■ TASK REQUIREMENTS ■
Print, without altering anything, the lines from the one that holds "Emit a Python" to the one that holds "from bokeh.models import", inclusive. No other lines belong in the output.

START SUPPLIED RECORDS

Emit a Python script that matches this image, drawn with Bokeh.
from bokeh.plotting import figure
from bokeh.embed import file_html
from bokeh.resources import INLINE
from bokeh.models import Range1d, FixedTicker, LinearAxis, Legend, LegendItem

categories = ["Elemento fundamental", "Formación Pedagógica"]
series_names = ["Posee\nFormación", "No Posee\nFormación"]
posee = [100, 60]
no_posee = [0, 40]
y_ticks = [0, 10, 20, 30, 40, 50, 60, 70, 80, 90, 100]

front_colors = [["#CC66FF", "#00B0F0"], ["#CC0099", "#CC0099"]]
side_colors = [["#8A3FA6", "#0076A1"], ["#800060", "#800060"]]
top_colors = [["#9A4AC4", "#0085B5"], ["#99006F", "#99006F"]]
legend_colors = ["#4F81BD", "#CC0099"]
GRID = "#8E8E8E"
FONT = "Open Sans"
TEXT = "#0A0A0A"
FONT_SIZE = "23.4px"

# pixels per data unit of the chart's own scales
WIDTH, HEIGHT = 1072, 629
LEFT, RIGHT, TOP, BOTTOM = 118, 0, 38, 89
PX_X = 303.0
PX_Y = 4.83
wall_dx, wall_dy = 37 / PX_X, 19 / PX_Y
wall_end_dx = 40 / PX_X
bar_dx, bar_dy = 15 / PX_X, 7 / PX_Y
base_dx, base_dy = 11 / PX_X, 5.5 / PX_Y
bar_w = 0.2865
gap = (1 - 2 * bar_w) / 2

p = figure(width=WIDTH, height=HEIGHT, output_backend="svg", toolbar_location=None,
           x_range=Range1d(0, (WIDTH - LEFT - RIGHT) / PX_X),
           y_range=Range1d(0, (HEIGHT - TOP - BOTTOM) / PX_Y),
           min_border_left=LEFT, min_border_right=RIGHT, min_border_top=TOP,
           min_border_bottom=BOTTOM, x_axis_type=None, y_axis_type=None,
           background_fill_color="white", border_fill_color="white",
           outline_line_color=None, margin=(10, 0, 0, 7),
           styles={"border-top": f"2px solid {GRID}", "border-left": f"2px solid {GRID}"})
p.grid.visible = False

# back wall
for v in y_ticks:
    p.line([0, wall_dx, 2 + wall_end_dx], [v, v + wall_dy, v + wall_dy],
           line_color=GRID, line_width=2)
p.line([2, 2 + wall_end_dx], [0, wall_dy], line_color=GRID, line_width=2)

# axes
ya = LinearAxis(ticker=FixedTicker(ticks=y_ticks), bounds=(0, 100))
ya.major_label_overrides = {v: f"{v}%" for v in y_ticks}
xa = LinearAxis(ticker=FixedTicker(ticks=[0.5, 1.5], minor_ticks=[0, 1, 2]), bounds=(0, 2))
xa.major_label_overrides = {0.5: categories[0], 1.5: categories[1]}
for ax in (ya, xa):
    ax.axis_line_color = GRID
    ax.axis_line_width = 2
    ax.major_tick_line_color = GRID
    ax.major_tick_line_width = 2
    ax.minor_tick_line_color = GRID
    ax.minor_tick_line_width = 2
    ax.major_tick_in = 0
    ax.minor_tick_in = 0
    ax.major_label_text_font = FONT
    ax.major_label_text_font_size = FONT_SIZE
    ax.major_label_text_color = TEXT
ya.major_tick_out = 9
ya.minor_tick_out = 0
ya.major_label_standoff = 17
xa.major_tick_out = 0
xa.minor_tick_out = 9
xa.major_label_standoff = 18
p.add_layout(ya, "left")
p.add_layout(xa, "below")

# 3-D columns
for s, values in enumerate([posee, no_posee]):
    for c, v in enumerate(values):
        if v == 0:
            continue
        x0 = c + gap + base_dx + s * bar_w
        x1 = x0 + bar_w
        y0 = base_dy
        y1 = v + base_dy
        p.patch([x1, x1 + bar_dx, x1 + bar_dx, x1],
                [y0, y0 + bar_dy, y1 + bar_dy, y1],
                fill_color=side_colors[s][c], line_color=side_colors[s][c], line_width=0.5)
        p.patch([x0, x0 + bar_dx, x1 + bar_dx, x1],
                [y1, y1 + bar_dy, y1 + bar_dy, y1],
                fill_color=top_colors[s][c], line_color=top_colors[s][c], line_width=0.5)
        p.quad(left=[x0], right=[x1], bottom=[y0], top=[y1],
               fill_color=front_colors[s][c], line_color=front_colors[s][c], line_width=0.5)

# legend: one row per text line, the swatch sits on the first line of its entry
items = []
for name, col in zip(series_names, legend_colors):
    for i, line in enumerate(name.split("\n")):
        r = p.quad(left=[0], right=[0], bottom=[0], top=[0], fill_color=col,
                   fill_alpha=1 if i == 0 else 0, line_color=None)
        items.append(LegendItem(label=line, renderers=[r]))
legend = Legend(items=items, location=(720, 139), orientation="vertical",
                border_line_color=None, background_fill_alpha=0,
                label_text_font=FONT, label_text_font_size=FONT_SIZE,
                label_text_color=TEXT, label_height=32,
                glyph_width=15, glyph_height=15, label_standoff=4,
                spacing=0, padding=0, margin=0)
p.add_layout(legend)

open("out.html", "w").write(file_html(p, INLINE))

END SUPPLIED RECORDS
START SUPPLIED RECORDS

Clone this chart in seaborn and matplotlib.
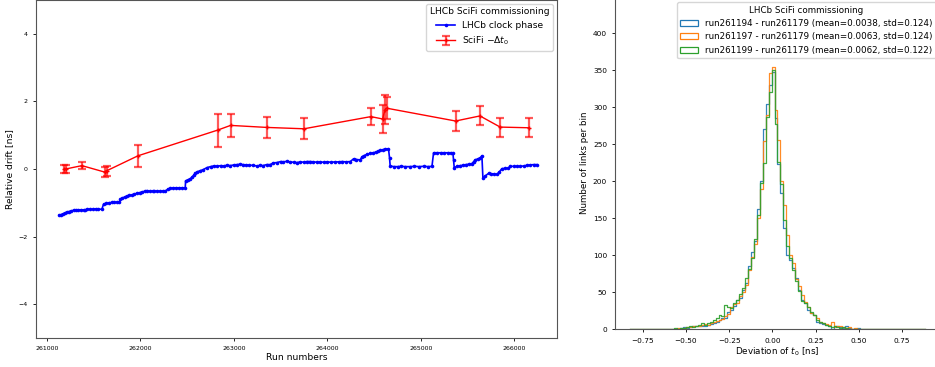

END SUPPLIED RECORDS

■ FINAL RESULT ■
Emit a Python script that matches this image, drawn with Bokeh.
from bokeh.plotting import figure
from bokeh.embed import file_html
from bokeh.resources import INLINE
from bokeh.models import Range1d, FixedTicker, LinearAxis, Legend, LegendItem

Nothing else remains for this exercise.